For one, here was yet another way to disappoint my mother. The day before, I was a happy gay man, between relationships. Now, unmarried at the age of 40, was I a spinster? Another friend had raised a similar point when we asked if he intended to propose to his boyfriend of several years. Was having a boyfriend suddenly not good enough? Was sharing an apartment, a dog, and utilities suddenly second-class? Were none of us valid without a trip to City Hall and a nod from Albany?

I also couldn’t help but worry about younger gays. Well, worry and feel incredibly jealous. In the unabashed strut of each new gay generation, I see something gained and something lost. Sure, they’re so comfortable in their skin, taking same-sex dates to prom, seeing queers on every cable station, and, now, dreaming about white weddings.

Who could wish any exclusion on them? But isn’t it exclusion that has made me the man I am? My friends and I fought for a voice during Reagan’s silence about AIDS. We supported our military brothers and sisters through the humiliations of Don’t Ask, Don’t Tell. Do the young ones even belong to the same species as we who Acted Up; who walked, outnumbered by protestors, in small-town marches; and who built our own queer homes and networks when we went years or decades or a lifetime without acceptance from our biological families?

And what will these younger gays miss out on? Being gay defined my choices. It was why I took a trek across America, living out of my car, determined to meet my country in a brand new skin. It was why I worked in an abortion clinic. It was why, today, I volunteer in a homeless shelter. Exclusion radicalized my politics, taught me humility, helped me to question authority and stand up for others. Without those lessons, what happens to us? Will the ghettos turn into shopping malls? Will the twinks go young Republican?


What’s done is done.

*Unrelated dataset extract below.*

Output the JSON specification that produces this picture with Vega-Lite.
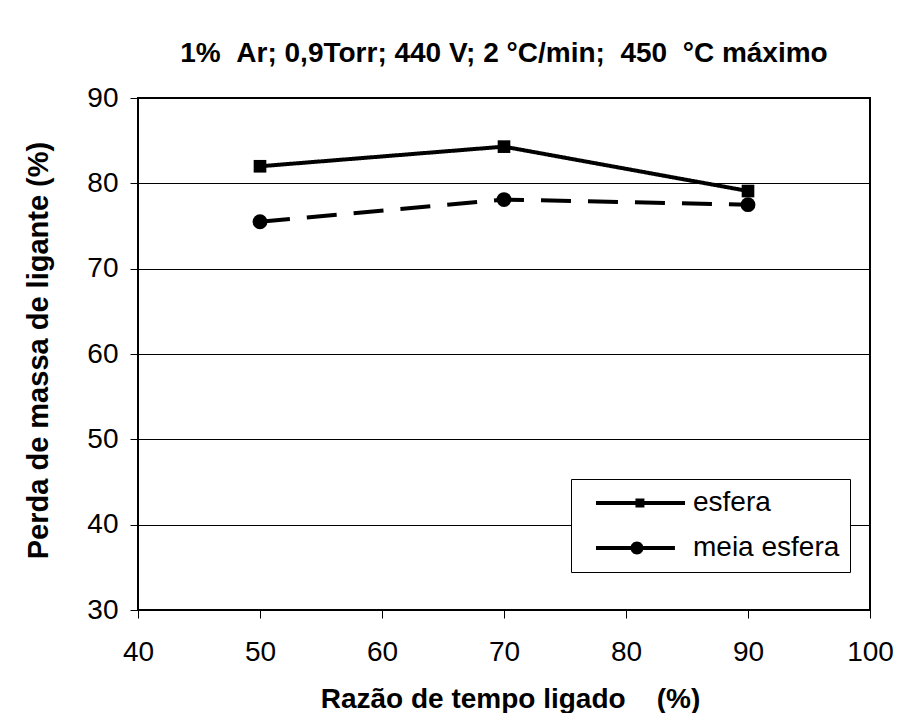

No one—on this side, anyway—is actually angry about same-sex marriage. It’s complicated, but it’s the future. I’ll happily try to catch the bouquet at my pals’ weddings. Maybe someday I’ll even tie the knot myself and regain some of that ransom of flatware I’ve been bullied into parceling out to my straight friends through the years.

I recently decided to set my thoughts about marriage in line with those of a well-qualified source: Georges Feydeau, the great Belle Epoque writer of French farce. His plays followed a simple logic: tragedy ends in death; comedy ends in marriage; and farce is the tragedy that begins with marriage.

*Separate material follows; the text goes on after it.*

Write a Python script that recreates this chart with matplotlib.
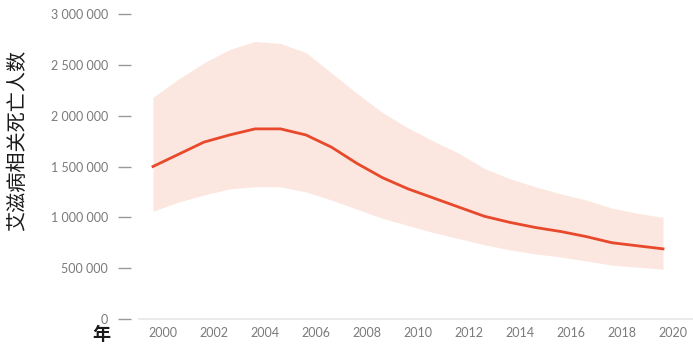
import numpy as np
import matplotlib.pyplot as plt
from matplotlib.ticker import FuncFormatter

# data (deaths, millions)
years = list(range(2000, 2021))
deaths = [1.50, 1.62, 1.74, 1.81, 1.87, 1.87, 1.81, 1.69, 1.53, 1.39, 1.28,
          1.19, 1.10, 1.01, 0.95, 0.90, 0.86, 0.81, 0.75, 0.72, 0.69]
upper = [2.18, 2.36, 2.52, 2.65, 2.73, 2.71, 2.62, 2.42, 2.22, 2.03, 1.88,
         1.75, 1.63, 1.48, 1.38, 1.30, 1.23, 1.17, 1.09, 1.04, 1.00]
lower = [1.06, 1.15, 1.22, 1.28, 1.30, 1.30, 1.25, 1.17, 1.08, 0.99, 0.92,
         0.85, 0.79, 0.73, 0.68, 0.64, 0.61, 0.57, 0.53, 0.51, 0.49]
yticks = [0, 500000, 1000000, 1500000, 2000000, 2500000, 3000000]
xticks = list(range(2000, 2021, 2))

W, H = 693, 359
fig = plt.figure(figsize=(W / 100, H / 100), dpi=100)
ax = fig.add_axes([131 / W, (H - 319) / H, 1 - 131 / W, (319 - 14) / H])

yrs = np.array(years)
ax.fill_between(yrs, np.array(lower) * 1e6, np.array(upper) * 1e6,
                color='#fbe7df', lw=0)
ax.plot(yrs, np.array(deaths) * 1e6, color='#e8482b', lw=2)

# px: 2000 -> 153, one year = 25.5 px
ax.set_xlim(2000 - 22 / 25.5, 2000 + 540 / 25.5)
ax.set_ylim(0, 3000000)

for s in ax.spines.values():
    s.set_visible(False)
ax.plot([2000 - 14 / 25.5, 2000 + 540 / 25.5], [0, 0], color='#e6e6e6',
        lw=1.2, clip_on=False, zorder=0)

ax.set_yticks(yticks)
ax.yaxis.set_major_formatter(FuncFormatter(lambda v, p: f"{v:,.0f}".replace(",", " ")))
ax.tick_params(axis='y', length=9.4, width=1, color='#999999', pad=7,
               labelsize=9, labelcolor='#7a7a7a')
ax.set_xticks(np.array(xticks) + 0.4)
ax.set_xticklabels([str(x) for x in xticks])
ax.tick_params(axis='x', length=0, pad=6, labelsize=9, labelcolor='#7a7a7a')
for lab in ax.get_xticklabels() + ax.get_yticklabels():
    lab.set_fontfamily('Lato')

fig.text(18 / W, 1 - 140 / H, '艾滋病相关死亡人数', rotation=90, ha='center',
         va='center', fontsize=14.5, family=['Noto Sans CJK SC', 'DejaVu Sans'],
         color='#1a1a1a')
fig.text(101 / W, 1 - 335 / H, '年', ha='center', va='center', fontsize=13,
         family=['Noto Sans CJK SC', 'DejaVu Sans'], color='#1a1a1a',
         fontweight='bold')

fig.savefig('out.png', dpi=100)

This equation is less brutal than it sounds. Marriage is never a happy ending in and of itself. It’s the beginning of a new road, with fresh strains of heartbreak, a little absurdity, and its own surprising beauty. On the morning after this legislative victory, it probably pays to be neither too pessimistic nor too misty about what a handful of rice can do. Marriage itself is an experiment, no matter who takes it on. And the LGBT wedding dance is far from over.